(with apologies to Bob Dylan)
I spent a lot of years in Virginia as those of you who follow my blog may remember and I still try to follow the politics there as best I can from a distance. This morning I ran across an interesting story in today’s Washington Post about Creigh Deeds. So I went to the local Richmond paper and could find nothing to confirm the Post story, but did find some new poll numbers which may help explain the new Deeds tactic.
In an August 5th story, my old friend Jeff Schapiro wrote for the Richmond Times-Dispatch
For the second time in as many weeks, a published poll is showing Republican Bob McDonnell with a double-digit lead for governor over Democrat R. Creigh Deeds.
Public Policy Polling yesterday put McDonnell ahead of Deeds, 51 percent to 37 percent. Four weeks ago, the Raleigh, N.C.-based survey group reported McDonnell leading Deeds, 49 percent to 43 percent.
The poll suggests that McDonnell, a former state attorney general, is getting a lift from pushback among Virginians to President Barack Obama. Though he carried the state last year, his popularity is falling, apparently because of skittishness over the economy.
Jeff goes on to quote another old friends (and dissertation advisor), Bob Holsworth
Regardless, the new poll could stir concerns among Democrats — even in the depths of summer, when many voters aren’t focusing on politics — that Deeds, a state senator from Bath County, is in trouble, said analyst Robert D. Holsworth.
“At the moment, Republicans are far more enthusiastic about this elections than Democrats,” Holsworth wrote yesterday on his blog, VirginiaTomorrow. com.
“I still think there is plenty of time for the Dems to recover. But pulling the covers over your head and pretending that it’s still yesterday rarely works. The Democrats will have to recognize that the climate this year is vastly different than 2001, 2005 and even 2008.”
There are issues with the way the polls were conducted using the telephone push one if you are for McDonnell, two for Deeds method, but putting that aside it is what Creigh Deeds is doing to catch up that is most interesting.
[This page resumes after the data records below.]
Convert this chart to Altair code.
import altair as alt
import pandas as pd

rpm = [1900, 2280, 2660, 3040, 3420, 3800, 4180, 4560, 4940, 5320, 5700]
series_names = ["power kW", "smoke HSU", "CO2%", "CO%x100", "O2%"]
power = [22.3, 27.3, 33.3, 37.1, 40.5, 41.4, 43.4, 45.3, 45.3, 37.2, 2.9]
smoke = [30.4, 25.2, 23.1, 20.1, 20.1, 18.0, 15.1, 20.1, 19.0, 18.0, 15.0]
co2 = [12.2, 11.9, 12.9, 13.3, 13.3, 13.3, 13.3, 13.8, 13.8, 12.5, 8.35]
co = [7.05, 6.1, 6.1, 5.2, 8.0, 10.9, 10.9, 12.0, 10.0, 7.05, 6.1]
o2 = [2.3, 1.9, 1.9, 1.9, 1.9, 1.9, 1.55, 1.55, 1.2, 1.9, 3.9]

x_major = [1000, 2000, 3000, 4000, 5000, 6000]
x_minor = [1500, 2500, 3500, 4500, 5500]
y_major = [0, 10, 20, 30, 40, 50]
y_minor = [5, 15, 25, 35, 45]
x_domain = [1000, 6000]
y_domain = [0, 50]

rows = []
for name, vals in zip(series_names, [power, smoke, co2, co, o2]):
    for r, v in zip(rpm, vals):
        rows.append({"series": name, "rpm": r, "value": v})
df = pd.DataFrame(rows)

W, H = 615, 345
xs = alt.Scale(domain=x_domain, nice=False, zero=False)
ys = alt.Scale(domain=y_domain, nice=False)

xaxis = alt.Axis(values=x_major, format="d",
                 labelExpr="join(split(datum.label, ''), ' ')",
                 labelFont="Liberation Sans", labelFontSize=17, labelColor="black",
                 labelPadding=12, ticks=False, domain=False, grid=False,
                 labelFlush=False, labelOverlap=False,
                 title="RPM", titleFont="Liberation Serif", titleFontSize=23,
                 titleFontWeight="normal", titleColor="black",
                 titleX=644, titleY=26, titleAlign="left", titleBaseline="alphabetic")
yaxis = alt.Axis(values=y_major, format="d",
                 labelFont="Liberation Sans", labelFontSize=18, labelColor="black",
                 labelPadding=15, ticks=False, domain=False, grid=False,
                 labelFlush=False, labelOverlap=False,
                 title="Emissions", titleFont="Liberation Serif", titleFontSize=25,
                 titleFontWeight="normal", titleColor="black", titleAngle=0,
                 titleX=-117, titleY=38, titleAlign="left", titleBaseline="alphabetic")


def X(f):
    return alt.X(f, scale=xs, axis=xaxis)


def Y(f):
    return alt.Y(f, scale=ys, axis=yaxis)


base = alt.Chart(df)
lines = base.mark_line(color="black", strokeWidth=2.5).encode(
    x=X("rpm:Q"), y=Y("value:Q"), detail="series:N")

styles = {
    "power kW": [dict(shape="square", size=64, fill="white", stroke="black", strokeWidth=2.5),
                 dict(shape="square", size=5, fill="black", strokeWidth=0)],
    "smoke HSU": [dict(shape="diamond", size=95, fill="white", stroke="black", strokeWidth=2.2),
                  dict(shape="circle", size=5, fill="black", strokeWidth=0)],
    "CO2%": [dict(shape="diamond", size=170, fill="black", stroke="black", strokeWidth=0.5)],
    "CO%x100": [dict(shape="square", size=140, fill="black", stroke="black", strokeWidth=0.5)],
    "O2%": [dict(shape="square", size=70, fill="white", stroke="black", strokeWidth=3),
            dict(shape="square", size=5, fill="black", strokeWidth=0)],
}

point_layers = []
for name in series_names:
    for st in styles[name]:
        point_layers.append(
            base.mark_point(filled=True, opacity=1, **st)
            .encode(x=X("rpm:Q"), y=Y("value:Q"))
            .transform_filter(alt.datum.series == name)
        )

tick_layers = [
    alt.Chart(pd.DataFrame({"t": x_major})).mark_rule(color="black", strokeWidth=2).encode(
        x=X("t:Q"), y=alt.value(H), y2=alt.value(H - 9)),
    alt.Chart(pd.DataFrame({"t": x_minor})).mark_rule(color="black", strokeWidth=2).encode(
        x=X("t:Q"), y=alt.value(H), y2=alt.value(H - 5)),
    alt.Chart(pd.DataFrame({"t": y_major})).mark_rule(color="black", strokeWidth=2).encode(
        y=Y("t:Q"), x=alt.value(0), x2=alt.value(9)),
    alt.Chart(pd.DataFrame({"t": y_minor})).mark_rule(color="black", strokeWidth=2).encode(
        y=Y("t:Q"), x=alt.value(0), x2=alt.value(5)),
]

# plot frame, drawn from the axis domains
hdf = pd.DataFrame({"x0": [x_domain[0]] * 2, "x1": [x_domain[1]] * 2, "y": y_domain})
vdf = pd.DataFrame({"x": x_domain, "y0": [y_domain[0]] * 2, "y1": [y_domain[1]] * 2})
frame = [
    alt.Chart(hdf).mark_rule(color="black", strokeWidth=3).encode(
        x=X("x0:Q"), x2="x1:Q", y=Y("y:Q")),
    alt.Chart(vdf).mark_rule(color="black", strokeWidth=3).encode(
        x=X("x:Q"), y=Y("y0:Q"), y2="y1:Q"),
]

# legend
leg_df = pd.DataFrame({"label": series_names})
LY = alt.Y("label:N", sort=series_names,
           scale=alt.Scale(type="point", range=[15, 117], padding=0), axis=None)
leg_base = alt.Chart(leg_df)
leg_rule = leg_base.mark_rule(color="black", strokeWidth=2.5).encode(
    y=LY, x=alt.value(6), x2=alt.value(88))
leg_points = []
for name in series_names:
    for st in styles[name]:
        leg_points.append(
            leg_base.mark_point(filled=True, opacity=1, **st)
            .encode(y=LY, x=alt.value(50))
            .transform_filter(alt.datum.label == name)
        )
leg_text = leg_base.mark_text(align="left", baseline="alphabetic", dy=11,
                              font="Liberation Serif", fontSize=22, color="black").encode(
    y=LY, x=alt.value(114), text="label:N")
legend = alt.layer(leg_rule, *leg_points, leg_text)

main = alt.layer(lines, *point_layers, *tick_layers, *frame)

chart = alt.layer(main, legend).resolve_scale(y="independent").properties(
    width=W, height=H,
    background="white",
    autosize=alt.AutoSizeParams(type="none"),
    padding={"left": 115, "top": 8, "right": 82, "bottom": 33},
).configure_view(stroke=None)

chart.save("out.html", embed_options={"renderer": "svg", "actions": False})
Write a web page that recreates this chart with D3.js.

According to the Post
Virginia Democratic gubernatorial candidate R. Creigh Deeds will launch a campaign this week to portray his opponent’s longtime efforts to restrict abortion as out of the mainstream, a potentially risky strategy for a Democrat in the once solidly conservative state.
Deeds (Bath), a state senator who supports abortion rights, said he will join female supporters in Annandale on Monday for the first of three events across the state where he will argue that Republican Robert F. McDonnell devoted too much of his 17 years in public office working to limit access to abortions. McDonnell has said he is against abortion in every instance, including rape and incest, except when the life of the mother is in danger.
There was a time when the politcally correct thing to say about abortion rights if you were a Virginia Democrat was that abortion was legal and the decision was a personal one to be made between the woman, her family and her doctor.
The early statewide pitch by Deeds is a bold gamble that the demographics and politics of Virginia have shifted so quickly and decisively that raising a divisive issue such as abortion, which Republicans attempted to use to their advantage for much of this decade, is now favorable to Democrats. Although advocates on both sides of the issue rank Virginia as one of the more restrictive states on abortion, a Washington Post poll in September found that 60 percent of Virginia voters said abortion should be legal in all or most cases, a number that has not changed significantly in recent years.
Deeds’s strategy is a departure from the approach that worked for the state’s past two Democratic governors, who generally played down touchy social issues and focused instead on the issues they said voters cared about more: traffic, schools and other quality-of-life issues.
Deeds said it’s important for voters to be aware of McDonnell’s deep commitment to antiabortion causes. As an example, he pointed to a speech McDonnell delivered to the National Right to Life Committee in Arlington County last year, in which the then-attorney general saluted “all you pro-life warriors for Virginia for all you’ve done to turn Virginia around and make it a pro-life state.”
I hope this works to motivate Democrats and women to vote. As Bob Holsworth says there is plenty of time. The economy is turning around and this gamble may do the trick for Deeds.